Cronache della differenza: Calabria
La
segretaria storica Pd di Cosenza, Jlenia Sardana, licenziata il 31 dicembre
2022 per riduzione
del personale, scopre che le devono alcune mensilità, e naturalmente aspetta la liquidazione.
Non arriva niente, e allora si rivolge alla Cgil. Che fa causa al Pd. Il
Tribunale le dà ragione,
ma scopre che è stata contrattualizzata solo sette anni, prima era in nero.
Settis
ricorda sul “Robinson” Vincenzo Di Benedetto, grecista alla Normale di Pisa, ne
ricorda “la prodigiosa
padronanza che aveva del greco classico.

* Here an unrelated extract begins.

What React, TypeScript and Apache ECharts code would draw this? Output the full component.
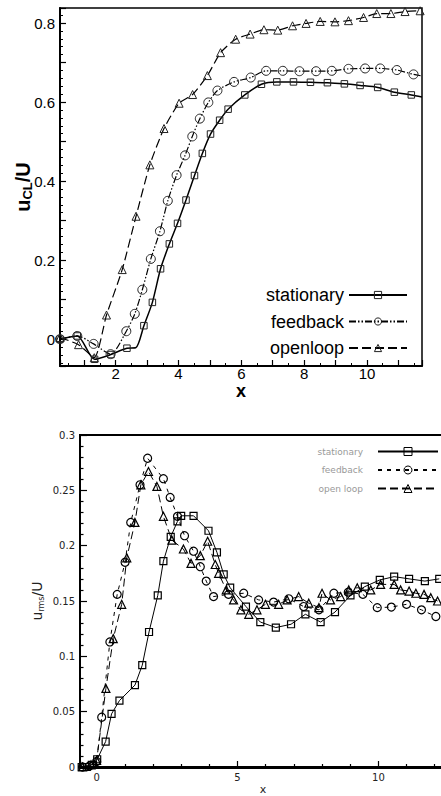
import React, { useEffect, useRef } from 'react';
import * as echarts from 'echarts';

// ---------- top chart: centre-line velocity u_CL/U ----------
const topStationary: [number, number][] = [
  [0.23, 0.0], [0.78, 0.008], [1.33, -0.051], [1.85, -0.039], [2.36, -0.023],
  [2.9, 0.034], [3.17, 0.093], [3.43, 0.178], [3.71, 0.241], [3.97, 0.293],
  [4.24, 0.352], [4.51, 0.414], [4.76, 0.47], [5.02, 0.519], [5.31, 0.554],
  [5.58, 0.582], [6.11, 0.618], [6.64, 0.645], [7.13, 0.651], [7.66, 0.651],
  [8.2, 0.65], [8.74, 0.649], [9.28, 0.646], [9.78, 0.642], [10.34, 0.637],
  [10.87, 0.625], [11.41, 0.618],
];
// line-only knee points of the stationary curve (no marker drawn there)
const topStationaryLineOnly: [number, number][] = [[2.64, -0.022], [11.75, 0.613]];

const topFeedback: [number, number][] = [
  [0.23, 0.0], [0.78, 0.008], [1.3, -0.012], [1.84, -0.038], [2.34, 0.02],
  [2.61, 0.064], [2.85, 0.125], [3.12, 0.203], [3.41, 0.273], [3.66, 0.35],
  [3.94, 0.415], [4.21, 0.465], [4.44, 0.513], [4.68, 0.558], [4.95, 0.599],
  [5.24, 0.629], [5.77, 0.651], [6.3, 0.662], [6.79, 0.679], [7.32, 0.679],
  [7.85, 0.678], [8.38, 0.678], [8.88, 0.679], [9.41, 0.684], [9.94, 0.685],
  [10.42, 0.685], [10.95, 0.681], [11.48, 0.67],
];
const topFeedbackLineOnly: [number, number][] = [[11.75, 0.666]];

const topOpenloop: [number, number][] = [
  [0.23, 0.004], [0.82, -0.014], [1.32, -0.047], [1.71, 0.061], [2.21, 0.176],
  [2.65, 0.311], [3.09, 0.441], [3.54, 0.533], [4.02, 0.597], [4.45, 0.619],
  [4.92, 0.667], [5.34, 0.725], [5.82, 0.759], [6.28, 0.772], [6.72, 0.783],
  [7.16, 0.782], [7.63, 0.793], [8.06, 0.799], [8.51, 0.804], [8.98, 0.803],
  [9.41, 0.806], [9.89, 0.814], [10.31, 0.824], [10.76, 0.824], [11.21, 0.829],
  [11.69, 0.831],
];

// ---------- bottom chart: rms velocity u_rms/U ----------
const rmsStationary: [number, number][] = [
  [-0.53, 0.0], [-0.35, 0.0], [-0.17, 0.002], [0.02, 0.007], [0.32, 0.023],
  [0.53, 0.048], [0.81, 0.06], [1.36, 0.074], [1.62, 0.092], [1.86, 0.122],
  [2.17, 0.155], [2.37, 0.186], [2.63, 0.208], [2.87, 0.222], [3.0, 0.227],
  [3.44, 0.227], [3.97, 0.2135], [4.27, 0.194], [4.51, 0.174], [4.74, 0.162],
  [5.3, 0.145], [5.81, 0.131], [6.36, 0.126], [6.9, 0.129], [7.41, 0.138],
  [7.95, 0.131], [8.46, 0.14], [9.01, 0.155], [9.52, 0.163], [10.05, 0.169],
  [10.56, 0.172], [11.09, 0.17], [11.65, 0.168], [12.16, 0.17],
];

const rmsFeedback: [number, number][] = [
  [-0.5, 0.0], [-0.25, 0.001], [0.0, 0.005], [0.18, 0.045], [0.47, 0.113],
  [0.73, 0.156], [1.01, 0.185], [1.21, 0.221], [1.54, 0.255], [1.81, 0.279],
  [2.37, 0.2605], [2.61, 0.2436], [2.87, 0.2265], [3.12, 0.209], [3.44, 0.195],
  [3.68, 0.181], [3.89, 0.168], [4.15, 0.154], [4.68, 0.156], [5.22, 0.157],
  [5.75, 0.151], [6.28, 0.149], [6.82, 0.152], [7.35, 0.145], [7.89, 0.142],
  [8.42, 0.157], [8.93, 0.158], [9.45, 0.156], [9.96, 0.144], [10.46, 0.1445],
  [11.0, 0.147], [11.53, 0.142], [12.04, 0.136],
];

const rmsOpenloop: [number, number][] = [
  [-0.5, 0.0], [-0.2, 0.002], [0.0, 0.006], [0.33, 0.071], [0.59, 0.116],
  [0.89, 0.147], [1.07, 0.189], [1.36, 0.221], [1.57, 0.255], [1.84, 0.267],
  [2.14, 0.2535], [2.37, 0.2265], [2.67, 0.205], [3.08, 0.197], [3.35, 0.184],
  [3.68, 0.191], [3.94, 0.204], [4.21, 0.183], [4.33, 0.175], [4.6, 0.16],
  [4.86, 0.151], [5.12, 0.142], [5.4, 0.138], [5.69, 0.142], [5.99, 0.147],
  [6.46, 0.147], [6.76, 0.151], [7.17, 0.154], [7.53, 0.148], [7.89, 0.144],
  [8.0, 0.157], [8.3, 0.151], [8.66, 0.154], [8.95, 0.16], [9.25, 0.162],
  [9.73, 0.16], [10.08, 0.165], [10.56, 0.165], [10.79, 0.16], [11.09, 0.159],
  [11.33, 0.157], [11.62, 0.156], [11.86, 0.153], [12.1, 0.15],
];

const topNames = ['stationary', 'feedback', 'openloop'];
const rmsNames = ['stationary', 'feedback', 'open loop'];

function withLineOnly(marked: [number, number][], lineOnly: [number, number][]) {
  const items = [
    ...marked.map((p) => ({ value: p })),
    ...lineOnly.map((p) => ({ value: p, symbol: 'none' })),
  ];
  items.sort((a, b) => a.value[0] - b.value[0]);
  return items;
}

const TOP_FONT = 'Liberation Sans, Arial, sans-serif';
const BOT_FONT = 'DejaVu Sans, sans-serif';

function topXLabel(v: number) {
  const r = Math.round(v);
  if (Math.abs(v - r) > 1e-6 || r % 2 !== 0) return '';
  return String(r);
}
function topYLabel(v: number) {
  const r = Math.round(v * 10);
  if (Math.abs(v * 10 - r) > 1e-6 || r % 2 !== 0) return '';
  return r === 0 ? '0' : (r / 10).toFixed(1);
}
function botXLabel(v: number) {
  const r = Math.round(v);
  if (Math.abs(v - r) > 1e-6 || r % 5 !== 0) return '';
  return String(r);
}
function botYLabel(v: number) {
  if (Math.abs(v) < 1e-9) return '0';
  return String(parseFloat(v.toFixed(2)));
}

export default function App() {
  const ref = useRef<HTMLDivElement>(null);
  useEffect(() => {
    if (!ref.current) return;
    const chart = echarts.init(ref.current, undefined, { renderer: 'svg' });
    const topMarker = { color: 'transparent', borderColor: '#222', borderWidth: 1 };
    const botMarker = { color: 'transparent', borderColor: '#000', borderWidth: 1.2 };
    const option: any = {
      animation: false,
      backgroundColor: '#fff',
      grid: [
        { left: 60, top: 8, width: 362, height: 358, show: true, borderColor: '#000', borderWidth: 1.5, outerBoundsMode: 'none', containLabel: false },
        { left: 80, top: 435, width: 366, height: 332, show: true, borderColor: '#000', borderWidth: 2, outerBoundsMode: 'none', containLabel: false },
      ],
      xAxis: [
        {
          type: 'value', gridIndex: 0, min: 0.23, max: 11.75, splitNumber: 11,
          axisLine: { show: true, onZero: false, lineStyle: { color: '#000', width: 2 } },
          axisTick: { show: true, inside: true, length: 6, lineStyle: { color: '#000', width: 1.2 } },
          minorTick: { show: true, splitNumber: 2, length: 3, lineStyle: { color: '#000', width: 1 } },
          splitLine: { show: false },
          axisLabel: { color: '#000', fontSize: 15, lineHeight: 12, fontFamily: TOP_FONT, margin: 1.5, formatter: topXLabel },
          name: 'x', nameLocation: 'middle', nameGap: 17.5, nameMoveOverlap: false,
          nameTextStyle: { color: '#000', fontSize: 18, lineHeight: 14, fontWeight: 'bold', fontFamily: TOP_FONT },
        },
        {
          type: 'value', gridIndex: 1, min: -0.59, max: 12.4, splitNumber: 3,
          axisLine: { show: true, onZero: false, lineStyle: { color: '#000', width: 3 } },
          axisTick: { show: true, inside: true, length: 6, lineStyle: { color: '#000', width: 1.2 } },
          minorTick: { show: true, splitNumber: 5, length: 3, lineStyle: { color: '#000', width: 1.2 } },
          splitLine: { show: false },
          axisLabel: { color: '#222', fontSize: 10, fontFamily: BOT_FONT, margin: 5, formatter: botXLabel },
          name: 'x', nameLocation: 'middle', nameGap: 17, nameMoveOverlap: false,
          nameTextStyle: { color: '#222', fontSize: 11, fontFamily: BOT_FONT },
        },
      ],
      yAxis: [
        {
          type: 'value', gridIndex: 0, min: -0.068, max: 0.838, splitNumber: 9,
          axisLine: { show: true, onZero: false, lineStyle: { color: '#000', width: 2 } },
          axisTick: { show: true, inside: true, length: 6, lineStyle: { color: '#000', width: 1.2 } },
          minorTick: { show: true, splitNumber: 5, length: 3, lineStyle: { color: '#000', width: 1 } },
          splitLine: { show: false },
          axisLabel: { color: '#000', fontSize: 15, fontFamily: TOP_FONT, margin: 5, formatter: topYLabel },
          name: '{b|u}{s|CL}{b|/U}', nameLocation: 'middle', nameGap: 26, nameMoveOverlap: false,
          nameTextStyle: {
            color: '#000', fontFamily: TOP_FONT,
            rich: {
              b: { fontSize: 20, fontWeight: 'bold', fontFamily: TOP_FONT, color: '#000', lineHeight: 22 },
              s: { fontSize: 13, fontWeight: 'bold', fontFamily: TOP_FONT, color: '#000', verticalAlign: 'bottom', lineHeight: 14, padding: [8, 0, 0, 0] },
            },
          },
        },
        {
          type: 'value', gridIndex: 1, min: 0, max: 0.3, interval: 0.05,
          axisLine: { show: true, onZero: false, lineStyle: { color: '#000', width: 2 } },
          axisTick: { show: true, inside: true, length: 7, lineStyle: { color: '#000', width: 1.2 } },
          minorTick: { show: true, splitNumber: 5, length: 3.5, lineStyle: { color: '#000', width: 1.2 } },
          splitLine: { show: false },
          axisLabel: { color: '#222', fontSize: 10, fontFamily: BOT_FONT, margin: 5, formatter: botYLabel },
          name: '{n|u}{s|rms}{n|/U}', nameLocation: 'middle', nameGap: 35, nameMoveOverlap: false,
          nameTextStyle: {
            color: '#222', fontFamily: BOT_FONT,
            rich: {
              n: { fontSize: 14, fontFamily: BOT_FONT, color: '#222', lineHeight: 16 },
              s: { fontSize: 8, fontFamily: BOT_FONT, color: '#222', verticalAlign: 'bottom', lineHeight: 9, padding: [6, 0, 0, 0] },
            },
          },
        },
      ],
      legend: [
        {
          data: topNames, orient: 'vertical', align: 'right', right: 33, top: 286, padding: 0,
          itemWidth: 58, itemHeight: 9, itemGap: 8.5, selectedMode: false,
          itemStyle: { borderWidth: 1 },
          textStyle: { color: '#000', fontSize: 18, fontFamily: TOP_FONT },
        },
        {
          data: rmsNames.map((n) => 'rms ' + n), orient: 'vertical', align: 'right', right: 2, top: 447, padding: 0,
          itemWidth: 60, itemHeight: 10, itemGap: 9.5, selectedMode: false,
          itemStyle: { borderWidth: 1 },
          formatter: (n: string) => n.replace('rms ', ''),
          textStyle: { color: '#999', fontSize: 9, fontFamily: BOT_FONT, padding: [0, 10, 0, 0] },
        },
      ],
      series: [
        {
          name: topNames[0], type: 'line', xAxisIndex: 0, yAxisIndex: 0,
          data: withLineOnly(topStationary, topStationaryLineOnly), smooth: 0.25,
          symbol: 'rect', symbolSize: 6.5, itemStyle: topMarker,
          lineStyle: { color: '#000', width: 1.5, type: 'solid' },
        },
        {
          name: topNames[1], type: 'line', xAxisIndex: 0, yAxisIndex: 0,
          data: withLineOnly(topFeedback, topFeedbackLineOnly), smooth: 0.25,
          symbol: 'circle', symbolSize: 9, itemStyle: topMarker,
          lineStyle: { color: '#000', width: 1.2, type: [7, 2, 1.5, 2, 1.5, 2] },
        },
        {
          name: topNames[2], type: 'line', xAxisIndex: 0, yAxisIndex: 0,
          data: topOpenloop, smooth: 0.2,
          symbol: 'triangle', symbolSize: 8, itemStyle: topMarker,
          lineStyle: { color: '#000', width: 1.2, type: [9, 4] },
        },
        {
          name: 'rms ' + rmsNames[0], type: 'line', xAxisIndex: 1, yAxisIndex: 1,
          data: rmsStationary, symbol: 'rect', symbolSize: 7, itemStyle: botMarker,
          lineStyle: { color: '#000', width: 1, type: 'solid' },
        },
        {
          name: 'rms ' + rmsNames[1], type: 'line', xAxisIndex: 1, yAxisIndex: 1,
          data: rmsFeedback, symbol: 'circle', symbolSize: 8, itemStyle: botMarker,
          lineStyle: { color: '#000', width: 1, type: [4, 5] },
        },
        {
          name: 'rms ' + rmsNames[2], type: 'line', xAxisIndex: 1, yAxisIndex: 1,
          data: rmsOpenloop, symbol: 'triangle', symbolSize: 8, itemStyle: botMarker,
          lineStyle: { color: '#000', width: 1, type: [8, 4] },
        },
      ],
    };
    chart.setOption(option);
    return () => chart.dispose();
  }, []);
  return (
    <div
      ref={ref}
      style={{ position: 'absolute', left: 0, top: 0, width: 441, height: 796, overflow: 'hidden', background: '#fff' }}
    />
  );
}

Si diceva scherzando chela sua prima
lingua era il
calabrese e la seconda il greco antico”. E aggiunge: “Il suo non era solo
talento filologico, ma qualcosa
di intimamente connesso alla lingua calabra”. Una “lingua calabra” non c’è, ce
ne sono almeno
due: una è il cosentino, latino, il reggino invece è greco, basicamente.
Il dialetto
non è una lingua, ma in un senso è di più, è un linguaggio, della persistenza.
Se
così è, Di Benedetto è però un’eccezione. Nato a Altomonte, cresciuto a
Saracena, studi a Castrovillari,
cioè tra i Casali di Cosenza e l’Alto Jonio, o Sibaritide. Dove evidentemente
la Grecia
s è conservata sotterranea, sebbene solo di recente rintracciata, nello stesso
sito di Sibari, a Trebisacce
(Micenei), e altrove.
Rizziconi,
paese di commercianti industri, e di famiglie di mafia, celebra il campionato dell’Inter
con una
gigantografia, “Rizziconi è nerazzurra”. Nove metri per tre: un notevole
impegno grafico. Anche
il telaio è solido, e l’impalcatura di sostegno. Poi si dice che il Sud manca
di applicazione, e di
capacità.
Si
torna a non votare a San Luca, nessuno si candida. Ci sono un sindaco e una giunta che hanno fatto
bene, candidati cinque anni fa dal questore di Reggio. Parsimoniosi anche, non
hanno speso un euro
per sé e lasciano una cassa piena, dopo le micragne dei commissariamenti
prefettizi. Ma hanno ricevuto
un avviso di garanzia, anzi tre. Cinque mesi fa, quando si cominciava a pensare
al voto. Gli avvisi
sono caduti nel nulla, ma il sindaco li ha letti come un “avvertimento”, nel
linguaggio del luogo.
Che il
linguaggio possa essere comune e mafia e giudici sembra strano, ma non o è. È
che il sindaco propende
per la destra, per Forza Italia, e il Procuratore di Locri per la sinistra.
Si
apre in Calabria “Adolphe”, il romanzo celebre di Constant sui tormenti d’amore provocati da un giovane irresoluto. “Molti anni fa viaggiavo in Italia” è l’incipit: “Uno straripamento del Neto mi costrinse a fermarmi in una locanda di Cerenza”. Dove alloggia anche un altro straniero. Che ha un malore, ed è curato dal cerusico locale. Poi parte da solo. A Napoli lo scrittore riceverà una lettera dell’albergatore di Cerenza, “insieme con una cassetta trovata nella strada per Strongoli”, con dentro “un ritratto di donna e un quaderno contenente il racconto”. I riferimenti, val di Neto, Cerenza, Strongoli, sono precisi. Constant li ha ricavati dalle memorie degli ufficiali napoleonici dieci anni prima? “Adolphe” è anteriore alle
rivolte calabresi, scritto di getto, pare, nel 1806, ma è scuramente rivisto
dieci anni dopo, per la
pubblicazione.
Una storia
che non si fa (si sa), quella delle rivolte “massiste” in Calabria contro la
Francia, tra il 1806 e
il 1809, che pure hanno lasciato molti segni.